31-percent of all Pistons’ field goals were assisted by Griffin while he was on the court which put him in the 100th-percentile of all playmaking bigs. His passi....

Hold on, what am I even arguing? I have to hard sell a 6-foot-10 forward with bullish strength and devilish good looks who can create his own shot, find the open man and started to dabble in volume three-point shooting? Nah, I’m done with that. If you can’t see what he provides then I don’t know what to tell you.

While young, bouncy and springy Blake Griffin is a fun watch, the New Blake Griffin can manipulate defenses that prime Griffin can only dream about.

Not a good fit

This is the best and most often used gripe about Griffin. By ‘best’ I mean dumbest.

When Griffin was traded to Detroit in late-January, the Pistons world lost their collective mind. The enormous contract was one thing but, my God, the fit! How can Griffin and Andre Drummond co-exist?! Will someone please think about the children!

The next time I see the word “fit” while scrolling Twitter in regards to the Griffin-Dre duo, I’m going to throw my phone at someone. As a favor, please don’t trigger me. I cannot afford another phone-throwing related lawsuit or, for that matter, another new phone.

“Fit” is just so...what’s the word I’m looking for...oh yeah, lazy. “Fit” is just so lazy.

Fit assumes there is one singular style to play the game of basketball and if your pieces don’t fit snugly into that one style then you won’t be able to participate. Sorry, that’s not how hoops works.

Believe it or not, big people are bigger than small people. It’s an undeniable fact about life and an undeniable advantage in the game both Blake Griffin and Andre Drummond partake in. Big certainly isn’t the end-all and be-all of basketball as the overall skill level of any one player is as important as ever. We got that covered too.

In speaking of our favorite duo, there are only a handful of big dudes on the planet that can match the skill level of Griffin and Drummond. How many rim-runners provide better vertical spacing than Drummond? How many (true) power forwards can put the ball on the floor like Griffin? Name a better passing front-court, I’ll wait. If I didn’t know any better, I’d say the Pistons could run the starting offense through Jackson, Griffin or Dre. How many Eastern Conference teams not named the Celtics, Raptors or 76ers enjoy the same three player option luxury?

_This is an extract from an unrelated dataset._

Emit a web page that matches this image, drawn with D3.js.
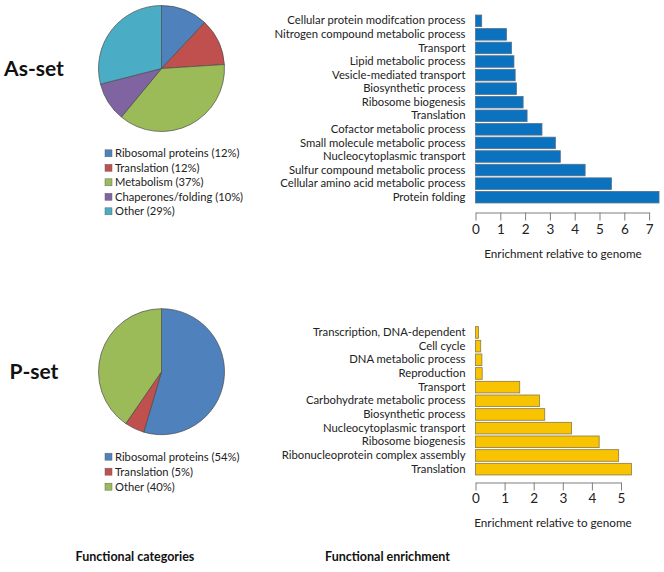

Both bigs own highly usable skill sets but they must be harnessed and pointed in the right direction. Andre Drummond is not rigid Roy Hibbert, unleash him and let him be an athlete. Build on their strengths. Like my main man Kevin McHale says about today’s game: big beats small; skilled small beats stiff big; skilled big beats skilled small.

Detroit has two unique bigs and that’s a good thing no matter what 99 percent of national podcasts, Doom Squad and Twitter would have you believe. It’s not like we’re trying to navigate today’s NBA with the player versions of Blockbuster Video and Windows 95, the combination of Griffin and Drummond can absolutely win games in 2018. Other teams don’t use two bigs - who cares?

New coach Dwane Casey must put on his thinking cap in order to amplify the talent of his capable front-court and the couple shooters who will flank them. It won’t be easy but nothing worthwhile is. Under no circumstances should the Pistons start planning their championship parade down Woodward but, relatively speaking, they will compete.

The goal of Casey should be transforming Andre Drummond into the best Andre Drummond he can possibly be while also maximizing every fiber of basketball ingenuity, both tapped and untapped, out of Blake Griffin. Do that and the “fit” concern is in the rear view.

Welcome to the Blake Train, my friends. Next stop: meaningful Detroit basketball in the month of May.